Contrefaçon de marque : quelle réparation du préjudice subi
La détermination des dommages et intérêts alloués en réparation du préjudice subi par la victime d’une contrefaçon de marque relève de l’appréciation souveraine des juges.
Il est souvent considéré que la contrefaçon de marque est nécessairement préjudiciable au titulaire de la marque contrefaite. Cela ne signifie toutefois pas qu’il est suffisant de faire la démonstration d’actes de contrefaçons pour obtenir des dommages et intérêts. Un arrêt de la Cour de cassation du 8 juin 2017 (n°15-21.357) vient parfaitement illustrer cette question.
En l’espèce, la société Cheval Blanc est titulaire de la marque semi-figurative Cheval Blanc depuis 1933, afin de désigner des vins. Elle assigne en 2008 une autre société pour annulation pour déceptivité de deux marques utilisant le terme Cheval Blanc ou reproduisant une tête de cheval, ainsi que pour contrefaçon du fait de l’usage du vocable « Cheval Blanc » dans la dénomination sociale de cette société. Nous n’aborderons ici que la question des dommages et intérêts liés à l’usage dans la dénomination sociale du vocable « Cheval Blanc », seul élément finalement retenu comme portant une atteinte à l’image de marque, à l’issue d’un long processus judiciaire ayant impliqué un précédent arrêt de cassation.
La société Cheval Blanc reprochait à l’arrêt d’appel d’avoir rejeté ses demandes d’expertises et de provisions, ainsi que ses demandes de publication et de dommages et intérêts. Elle soutenait que les actes de contrefaçon lui avaient nécessairement causé un préjudice.
La Cour de cassation rappelle tout d’abord que le préjudice doit être réparé dans son intégralité « sans perte ni profit pour aucune des parties ». Elle rappelle ensuite que l’appréciation des éléments de preuve soumis relève du « pouvoir souverain d’appréciation » de la Cour d’appel.
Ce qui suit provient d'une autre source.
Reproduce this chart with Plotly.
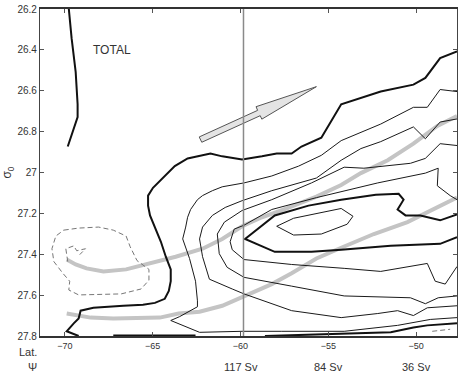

Ce faisant, elle relève que dans le cadre de ce pouvoir, la Cour d’appel a considéré que la société Cheval Banc « ne justifiait d’aucun préjudice spécifique résultant de l’usage du vocable « Cheval Blanc » dans la dénomination sociale » de l’autre société. Elle ne prétendait pas que cet usage aurait permis l’enrichissement du contrefacteur. Enfin, elle ne démontrait pas que le caractère distinctif, la notoriété ou le prestige de sa marque « Cheval Blanc » aurait été affaiblis par l’usage fait par le contrefacteur. Elle a donc pu souverainement considérer que l’interdiction sous astreinte d’utiliser le terme Cheval Blanc dans la dénomination du contrefacteur était suffisante pour « assurer la réparation intégrale du préjudice résultant de la contrefaçon de marque subi par la société Cheval Blanc ».
Si la contrefaçon est considérée comme causant nécessairement un préjudice, encore faut-il donc être en mesure de démontrer l’étendue du préjudice allégué en fonction des demandes de réparation formulées.
Rappelons à cet égard que l’article L. 716-4 du Code de la propriété intellectuelle (modifié en 2014) aborde spécifiquement la question des dommages et intérêts en cas de contrefaçon. Il prévoit deux modes de calculs alternatifs des dommages et intérêts.
Le premier prévoit que la juridiction prend en considération :
– Les conséquences économiques négatives de la contrefaçon, dont le manque à gagner et la perte subis par la partie lésée ;
– Le préjudice moral causé à cette dernière ;
– Les bénéfices réalisés par le contrefacteur, y compris les économies d’investissement intellectuels, matériels et promotionnels retirés de la contrefaçon.
Cet article pose une deuxième méthode, alternative, qui peut être sollicitée par la partie lésée. Il s’agit d’allouer à titre de dommages et intérêts une somme forfaitaire, laquelle serait supérieure au montant des redevances ou droits qui auraient du être payés si le contrefacteur avait demandé l’autorisation d’utiliser le droit auquel il a porté atteinte. Elle peut être complétée par une indemnisation du préjudice moral.
Cet article ne dispense toutefois pas de la nécessité de faire la démonstration du préjudice invoqué et des sommes réclamées à ce titre.